Los recreos eran para comer la “colación”, ni pensar en un kiosco con venta de comida chatarra y dulces en el patio, en esos años. Cada uno llevaba un sandwich o fruta desde la casa. A mi me pelaban y picaban en trozos una manzana, la que llevaba en una bolsa plástica transparente parecida a las bolsas ziploc de hoy. Me comía con tantas ganas esa manzana, pero también lentamente para saborearla, siempre he comido lento.
Son lindos recuerdos para mi, ese tiempo, fue donde hice mi primeros amigos y compañeros de juegos. Era un colegio mixto, por lo que la interacción eran con niños y niñas, eso facilita la socialización de los más pequeños. Luego me cambiarían de colegio en 4° básico.

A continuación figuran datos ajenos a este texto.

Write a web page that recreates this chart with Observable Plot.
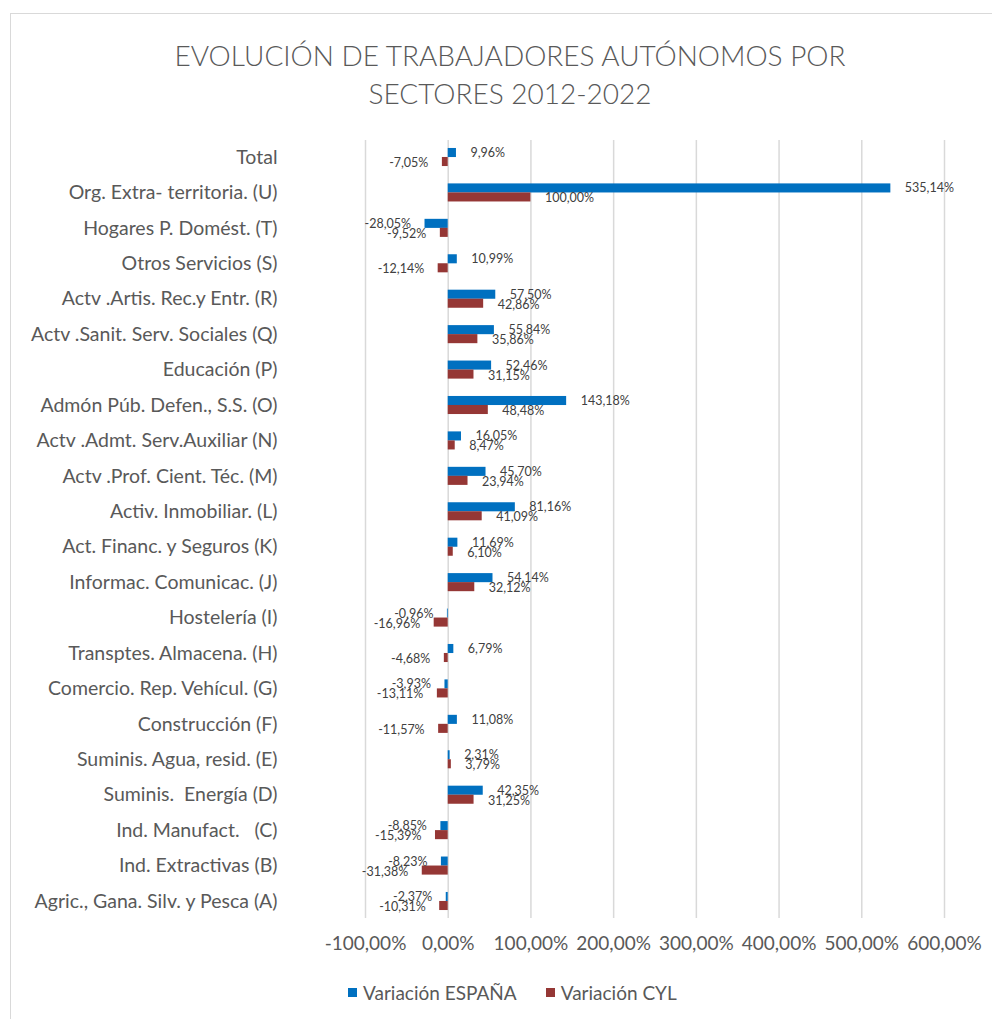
<!DOCTYPE html>
<html>
<head>
<meta charset="utf-8">
<script src="https://cdn.jsdelivr.net/npm/d3@7"></script>
<script src="https://cdn.jsdelivr.net/npm/@observablehq/plot@0.6"></script>
<style>
  html, body { margin: 0; padding: 0; overflow: hidden; background: #fff; width: 992px; height: 1019px; }
  body { position: relative; font-family: Lato, "Open Sans", sans-serif; }
  #frame { position: absolute; left: 10px; top: 13px; width: 1000px; height: 1020px; border: 1px solid #d9d9d9; box-sizing: border-box; }
  #title { position: absolute; left: 0; top: 36px; width: 1020px; text-align: center; font-size: 28px; line-height: 38px; color: #595959; font-weight: 300; }
  #chart { position: absolute; left: 0; top: 120px; }
  #legend { position: absolute; left: 348px; top: 981px; font-size: 19px; color: #595959; display: flex; align-items: center; }
  #legend .sw { display: inline-block; width: 9px; height: 9px; margin-right: 6px; }
  #legend .item { display: flex; align-items: center; margin-right: 29px; }
</style>
</head>
<body>
<div id="frame"></div>
<div id="title">EVOLUCIÓN DE TRABAJADORES AUTÓNOMOS POR<br>SECTORES 2012-2022</div>
<div id="chart"></div>
<div id="legend"></div>
<script>
const categories = [
  "Total",
  "Org. Extra- territoria. (U)",
  "Hogares P. Domést. (T)",
  "Otros Servicios (S)",
  "Actv .Artis. Rec.y Entr. (R)",
  "Actv .Sanit. Serv. Sociales (Q)",
  "Educación (P)",
  "Admón Púb. Defen., S.S. (O)",
  "Actv .Admt. Serv.Auxiliar (N)",
  "Actv .Prof. Cient. Téc. (M)",
  "Activ. Inmobiliar. (L)",
  "Act. Financ. y Seguros (K)",
  "Informac. Comunicac. (J)",
  "Hostelería (I)",
  "Transptes. Almacena. (H)",
  "Comercio. Rep. Vehícul. (G)",
  "Construcción (F)",
  "Suminis. Agua, resid. (E)",
  "Suminis.  Energía (D)",
  "Ind. Manufact.   (C)",
  "Ind. Extractivas (B)",
  "Agric., Gana. Silv. y Pesca (A)"
];
const variacionEspana = [9.96, 535.14, -28.05, 10.99, 57.50, 55.84, 52.46, 143.18, 16.05, 45.70, 81.16, 11.69, 54.14, -0.96, 6.79, -3.93, 11.08, 2.31, 42.35, -8.85, -8.23, -2.37];
const variacionCyl = [-7.05, 100.00, -9.52, -12.14, 42.86, 35.86, 31.15, 48.48, 8.47, 23.94, 41.09, 6.10, 32.12, -16.96, -4.68, -13.11, -11.57, 3.79, 31.25, -15.39, -31.38, -10.31];
const seriesNames = ["Variación ESPAÑA", "Variación CYL"];
const seriesColors = ["#0070C0", "#953735"];
const xTicks = [-100, 0, 100, 200, 300, 400, 500, 600];

const fmt = v => v.toFixed(2).replace(".", ",") + "%";

const esp = categories.map((c, i) => ({cat: c, value: variacionEspana[i]}));
const cyl = categories.map((c, i) => ({cat: c, value: variacionCyl[i]}));

const half = 9;
const labelFont = 12.5;
const labelFill = "#404040";

function labels(data, dy) {
  return [
    Plot.text(data.filter(d => d.value >= 0), {x: "value", y: "cat", text: d => fmt(d.value), dx: 14, dy, textAnchor: "start", fontSize: labelFont, fill: labelFill}),
    Plot.text(data.filter(d => d.value < 0), {x: "value", y: "cat", text: d => fmt(d.value), dx: -14, dy, textAnchor: "end", fontSize: labelFont, fill: labelFill})
  ];
}

const chart = Plot.plot({
  width: 992,
  height: 840,
  marginLeft: 365,
  marginRight: 48,
  marginTop: 20,
  marginBottom: 42,
  style: {fontFamily: "Lato, 'Open Sans', sans-serif", background: "transparent"},
  x: {domain: [-100, 600]},
  y: {domain: categories, paddingInner: 0.49, paddingOuter: 0.225, round: false},
  marks: [
    Plot.ruleX(xTicks, {stroke: "#d9d9d9", strokeWidth: 1.5}),
    Plot.barX(esp, {x: "value", y: "cat", fill: seriesColors[0], insetBottom: half}),
    Plot.barX(cyl, {x: "value", y: "cat", fill: seriesColors[1], insetTop: half}),
    ...labels(esp, -4.5),
    ...labels(cyl, 5.5),
    Plot.axisY({tickSize: 0, tickPadding: 88, fontSize: 19.5, fill: "#595959", label: null}),
    Plot.axisX({ticks: xTicks, tickFormat: fmt, tickSize: 0, tickPadding: 18, fontSize: 19, fill: "#595959", label: null})
  ]
});
document.getElementById("chart").appendChild(chart);

const legend = document.getElementById("legend");
seriesNames.forEach((name, i) => {
  const item = document.createElement("span");
  item.className = "item";
  const sw = document.createElement("span");
  sw.className = "sw";
  sw.style.background = seriesColors[i];
  item.appendChild(sw);
  item.appendChild(document.createTextNode(name));
  legend.appendChild(item);
});
</script>
</body>
</html>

Viví mi primer amor platónico en ese colegio, con apenas 6 o 7 años me gustaba un niño de un curso de “los más grandes”, no recuerdo en que curso iba, si recuerdo su nombre, Omar, debe haber tenido unos 12 años, como era vecino del barrio, lo veía también cuando transitábamos por el barrio, por las calles o en el centro comunitario del sector, que era donde ibamos al Centro de madres.